Information provided
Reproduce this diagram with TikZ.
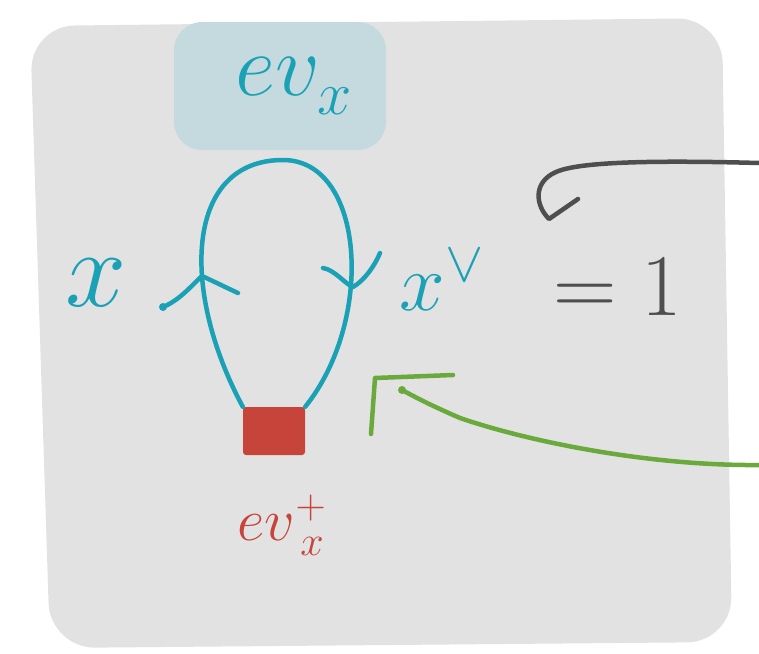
\RequirePackage{fix-cm}
\documentclass[tikz,border=0pt]{standalone}
\newcommand\myfs[1]{\fontsize{#1}{#1}\selectfont}
\definecolor{bgc}{HTML}{E2E2E2}
\definecolor{boxc}{HTML}{C4DADF}
\definecolor{tealc}{HTML}{1BA1B5}
\definecolor{redc}{HTML}{C7443A}
\definecolor{greenc}{HTML}{6AAA3C}
\definecolor{darkc}{HTML}{4E4E4E}
\begin{document}
\begin{tikzpicture}[x=1pt,y=-1pt,
  pen/.style={line width=4.5pt,line cap=round,line join=round},
  tealpen/.style={pen,draw=tealc},
  lbl/.style={inner sep=0pt,outer sep=0pt}]
\useasboundingbox (0,0) rectangle (759,653);
% grey sheet
\fill[bgc,rounded corners=45pt] (30,26) -- (722,18) -- (732,642) -- (50,648) -- cycle;
% blue box with label
\node[fill=boxc,rounded corners=28pt,minimum width=212pt,minimum height=128pt,inner sep=0pt] (evbox) at (280,86) {};
\node[lbl,text=tealc] (ev) at (294,86) {\myfs{88}$ev_{\raisebox{-6pt}{$\scriptstyle x$}}$};
% red square
\node[fill=redc,minimum width=62pt,minimum height=48pt,inner sep=0pt,rounded corners=3pt] (sq) at (274,431) {};
\node[lbl,text=redc] (evd) at (282,525) {\myfs{60}$ev^{+}_{\,x}$};
% loop
\coordinate (top) at (283,160);
\draw[tealpen] (sq.north west) .. controls (180,290) and (185,160) .. (top)
  .. controls (365,160) and (375,320) .. (sq.north east);
% arrowheads on the loop
\coordinate (la) at (202,276);
\coordinate (lb) at (163,307);
\coordinate (lc) at (238,293);
\draw[tealpen] (lb) .. controls (180,300) and (192,285) .. (la) .. controls (215,282) and (225,287) .. (lc);
\fill[tealc] (lb) circle (4pt);
\coordinate (ra) at (353,287);
\coordinate (rb) at (323,268);
\coordinate (rc) at (380,253);
\draw[tealpen] (rb) .. controls (335,270) and (345,284) .. (ra) .. controls (365,280) and (375,265) .. (rc);
% labels
\node[lbl,text=tealc] (xl) at (96,283) {\myfs{110}$x$};
\node[lbl,text=tealc] (xr) at (442,280) {\myfs{82}$x^\vee$};
\node[lbl,text=darkc] (one) at (618,287) {\myfs{88}${=}\;1$};
% grey arrow
\coordinate (gs) at (759,163);
\coordinate (gt) at (549,219);
\draw[pen,draw=darkc] (gs) .. controls (650,160) and (578,162) .. (556,172)
  .. controls (533,182) and (535,205) .. (gt) -- (578,199);
% green arrow
\coordinate (ns) at (759,465);
\coordinate (nt) at (402,390);
\draw[pen,draw=greenc] (ns) .. controls (650,466) and (530,442) .. (460,418)
  .. controls (430,405) and (415,397) .. (nt);
\fill[greenc] (nt) circle (4pt);
\coordinate (k1) at (371,434);
\coordinate (k2) at (375,378);
\coordinate (k3) at (453,375);
\draw[pen,draw=greenc] (k1) -- (k2) -- (k3);
\end{tikzpicture}
\end{document}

Instructions for the task
The data above needs to be retyped exactly, with the images left out.

Exercise output
Reproduce this diagram with TikZ.
\RequirePackage{fix-cm}
\documentclass[tikz,border=0pt]{standalone}
\newcommand\myfs[1]{\fontsize{#1}{#1}\selectfont}
\definecolor{bgc}{HTML}{E2E2E2}
\definecolor{boxc}{HTML}{C4DADF}
\definecolor{tealc}{HTML}{1BA1B5}
\definecolor{redc}{HTML}{C7443A}
\definecolor{greenc}{HTML}{6AAA3C}
\definecolor{darkc}{HTML}{4E4E4E}
\begin{document}
\begin{tikzpicture}[x=1pt,y=-1pt,
  pen/.style={line width=4.5pt,line cap=round,line join=round},
  tealpen/.style={pen,draw=tealc},
  lbl/.style={inner sep=0pt,outer sep=0pt}]
\useasboundingbox (0,0) rectangle (759,653);
% grey sheet
\fill[bgc,rounded corners=45pt] (30,26) -- (722,18) -- (732,642) -- (50,648) -- cycle;
% blue box with label
\node[fill=boxc,rounded corners=28pt,minimum width=212pt,minimum height=128pt,inner sep=0pt] (evbox) at (280,86) {};
\node[lbl,text=tealc] (ev) at (294,86) {\myfs{88}$ev_{\raisebox{-6pt}{$\scriptstyle x$}}$};
% red square
\node[fill=redc,minimum width=62pt,minimum height=48pt,inner sep=0pt,rounded corners=3pt] (sq) at (274,431) {};
\node[lbl,text=redc] (evd) at (282,525) {\myfs{60}$ev^{+}_{\,x}$};
% loop
\coordinate (top) at (283,160);
\draw[tealpen] (sq.north west) .. controls (180,290) and (185,160) .. (top)
  .. controls (365,160) and (375,320) .. (sq.north east);
% arrowheads on the loop
\coordinate (la) at (202,276);
\coordinate (lb) at (163,307);
\coordinate (lc) at (238,293);
\draw[tealpen] (lb) .. controls (180,300) and (192,285) .. (la) .. controls (215,282) and (225,287) .. (lc);
\fill[tealc] (lb) circle (4pt);
\coordinate (ra) at (353,287);
\coordinate (rb) at (323,268);
\coordinate (rc) at (380,253);
\draw[tealpen] (rb) .. controls (335,270) and (345,284) .. (ra) .. controls (365,280) and (375,265) .. (rc);
% labels
\node[lbl,text=tealc] (xl) at (96,283) {\myfs{110}$x$};
\node[lbl,text=tealc] (xr) at (442,280) {\myfs{82}$x^\vee$};
\node[lbl,text=darkc] (one) at (618,287) {\myfs{88}${=}\;1$};
% grey arrow
\coordinate (gs) at (759,163);
\coordinate (gt) at (549,219);
\draw[pen,draw=darkc] (gs) .. controls (650,160) and (578,162) .. (556,172)
  .. controls (533,182) and (535,205) .. (gt) -- (578,199);
% green arrow
\coordinate (ns) at (759,465);
\coordinate (nt) at (402,390);
\draw[pen,draw=greenc] (ns) .. controls (650,466) and (530,442) .. (460,418)
  .. controls (430,405) and (415,397) .. (nt);
\fill[greenc] (nt) circle (4pt);
\coordinate (k1) at (371,434);
\coordinate (k2) at (375,378);
\coordinate (k3) at (453,375);
\draw[pen,draw=greenc] (k1) -- (k2) -- (k3);
\end{tikzpicture}
\end{document}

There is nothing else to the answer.